To do:
Omit all images, then return the remaining material exactly as it stands.

Entries with chart source code:

..............................

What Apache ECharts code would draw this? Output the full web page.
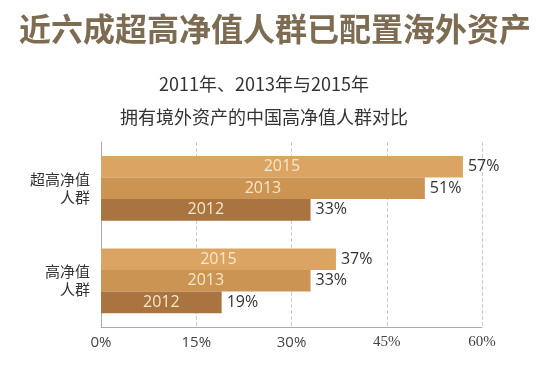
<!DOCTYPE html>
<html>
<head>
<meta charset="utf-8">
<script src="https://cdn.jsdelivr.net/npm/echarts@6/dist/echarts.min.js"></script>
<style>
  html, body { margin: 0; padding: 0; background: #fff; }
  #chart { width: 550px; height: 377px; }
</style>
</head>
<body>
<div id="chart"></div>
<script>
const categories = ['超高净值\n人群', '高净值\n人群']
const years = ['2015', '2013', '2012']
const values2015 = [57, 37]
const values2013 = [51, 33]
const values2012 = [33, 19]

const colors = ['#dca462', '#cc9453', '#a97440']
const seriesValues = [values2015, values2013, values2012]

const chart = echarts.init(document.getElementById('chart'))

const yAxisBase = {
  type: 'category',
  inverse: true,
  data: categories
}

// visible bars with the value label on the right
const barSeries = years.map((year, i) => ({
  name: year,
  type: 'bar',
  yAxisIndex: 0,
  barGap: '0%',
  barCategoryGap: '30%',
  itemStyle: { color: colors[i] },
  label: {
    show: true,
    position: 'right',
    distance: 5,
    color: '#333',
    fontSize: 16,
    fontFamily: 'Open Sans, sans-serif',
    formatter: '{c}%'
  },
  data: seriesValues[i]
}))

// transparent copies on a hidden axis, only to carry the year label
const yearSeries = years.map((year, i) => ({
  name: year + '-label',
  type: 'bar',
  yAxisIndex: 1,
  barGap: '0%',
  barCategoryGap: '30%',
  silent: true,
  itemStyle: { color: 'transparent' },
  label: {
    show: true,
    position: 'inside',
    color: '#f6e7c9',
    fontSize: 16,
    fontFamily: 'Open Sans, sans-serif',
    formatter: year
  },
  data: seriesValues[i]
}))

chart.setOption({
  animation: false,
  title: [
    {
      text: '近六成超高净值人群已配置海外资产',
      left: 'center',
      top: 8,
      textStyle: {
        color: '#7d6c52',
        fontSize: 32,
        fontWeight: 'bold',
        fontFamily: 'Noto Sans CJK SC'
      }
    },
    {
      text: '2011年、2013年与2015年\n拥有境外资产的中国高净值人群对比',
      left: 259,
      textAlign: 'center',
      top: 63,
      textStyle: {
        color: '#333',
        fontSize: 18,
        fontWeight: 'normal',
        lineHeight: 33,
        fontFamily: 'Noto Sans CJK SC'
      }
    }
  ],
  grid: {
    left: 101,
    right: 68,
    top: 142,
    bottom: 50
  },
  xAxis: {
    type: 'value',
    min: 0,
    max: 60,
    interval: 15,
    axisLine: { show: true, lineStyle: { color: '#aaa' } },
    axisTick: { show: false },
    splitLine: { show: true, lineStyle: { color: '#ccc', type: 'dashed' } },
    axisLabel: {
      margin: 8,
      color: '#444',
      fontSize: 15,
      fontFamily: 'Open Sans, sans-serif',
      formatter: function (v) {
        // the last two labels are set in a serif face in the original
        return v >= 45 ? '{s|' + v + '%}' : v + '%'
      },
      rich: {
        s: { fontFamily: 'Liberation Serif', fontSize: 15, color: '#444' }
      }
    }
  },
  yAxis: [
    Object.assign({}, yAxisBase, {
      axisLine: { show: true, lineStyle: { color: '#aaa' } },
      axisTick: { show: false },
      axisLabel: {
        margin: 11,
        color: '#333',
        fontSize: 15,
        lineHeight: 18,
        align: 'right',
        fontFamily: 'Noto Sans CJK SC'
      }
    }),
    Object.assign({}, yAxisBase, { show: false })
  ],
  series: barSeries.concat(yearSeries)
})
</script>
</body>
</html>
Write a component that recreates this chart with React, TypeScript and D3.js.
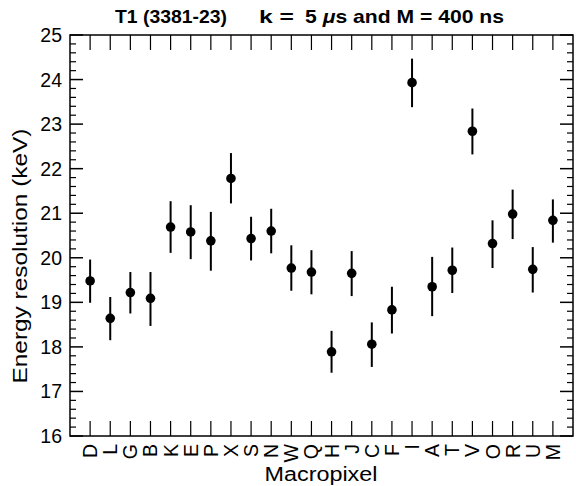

..............................

Answer below:
What Apache ECharts code would draw this? Output the full web page.
<!DOCTYPE html>
<html>
<head>
<meta charset="utf-8">
<script src="https://cdn.jsdelivr.net/npm/echarts@6/dist/echarts.min.js"></script>
<style>
  html, body { margin: 0; padding: 0; background: #fff; }
  #chart { width: 550px; height: 377px; }
</style>
</head>
<body>
<div id="chart"></div>
<script>
const categories = ['超高净值\n人群', '高净值\n人群']
const years = ['2015', '2013', '2012']
const values2015 = [57, 37]
const values2013 = [51, 33]
const values2012 = [33, 19]

const colors = ['#dca462', '#cc9453', '#a97440']
const seriesValues = [values2015, values2013, values2012]

const chart = echarts.init(document.getElementById('chart'))

const yAxisBase = {
  type: 'category',
  inverse: true,
  data: categories
}

// visible bars with the value label on the right
const barSeries = years.map((year, i) => ({
  name: year,
  type: 'bar',
  yAxisIndex: 0,
  barGap: '0%',
  barCategoryGap: '30%',
  itemStyle: { color: colors[i] },
  label: {
    show: true,
    position: 'right',
    distance: 5,
    color: '#333',
    fontSize: 16,
    fontFamily: 'Open Sans, sans-serif',
    formatter: '{c}%'
  },
  data: seriesValues[i]
}))

// transparent copies on a hidden axis, only to carry the year label
const yearSeries = years.map((year, i) => ({
  name: year + '-label',
  type: 'bar',
  yAxisIndex: 1,
  barGap: '0%',
  barCategoryGap: '30%',
  silent: true,
  itemStyle: { color: 'transparent' },
  label: {
    show: true,
    position: 'inside',
    color: '#f6e7c9',
    fontSize: 16,
    fontFamily: 'Open Sans, sans-serif',
    formatter: year
  },
  data: seriesValues[i]
}))

chart.setOption({
  animation: false,
  title: [
    {
      text: '近六成超高净值人群已配置海外资产',
      left: 'center',
      top: 8,
      textStyle: {
        color: '#7d6c52',
        fontSize: 32,
        fontWeight: 'bold',
        fontFamily: 'Noto Sans CJK SC'
      }
    },
    {
      text: '2011年、2013年与2015年\n拥有境外资产的中国高净值人群对比',
      left: 259,
      textAlign: 'center',
      top: 63,
      textStyle: {
        color: '#333',
        fontSize: 18,
        fontWeight: 'normal',
        lineHeight: 33,
        fontFamily: 'Noto Sans CJK SC'
      }
    }
  ],
  grid: {
    left: 101,
    right: 68,
    top: 142,
    bottom: 50
  },
  xAxis: {
    type: 'value',
    min: 0,
    max: 60,
    interval: 15,
    axisLine: { show: true, lineStyle: { color: '#aaa' } },
    axisTick: { show: false },
    splitLine: { show: true, lineStyle: { color: '#ccc', type: 'dashed' } },
    axisLabel: {
      margin: 8,
      color: '#444',
      fontSize: 15,
      fontFamily: 'Open Sans, sans-serif',
      formatter: function (v) {
        // the last two labels are set in a serif face in the original
        return v >= 45 ? '{s|' + v + '%}' : v + '%'
      },
      rich: {
        s: { fontFamily: 'Liberation Serif', fontSize: 15, color: '#444' }
      }
    }
  },
  yAxis: [
    Object.assign({}, yAxisBase, {
      axisLine: { show: true, lineStyle: { color: '#aaa' } },
      axisTick: { show: false },
      axisLabel: {
        margin: 11,
        color: '#333',
        fontSize: 15,
        lineHeight: 18,
        align: 'right',
        fontFamily: 'Noto Sans CJK SC'
      }
    }),
    Object.assign({}, yAxisBase, { show: false })
  ],
  series: barSeries.concat(yearSeries)
})
</script>
</body>
</html>
Write a component that recreates this chart with React, TypeScript and D3.js.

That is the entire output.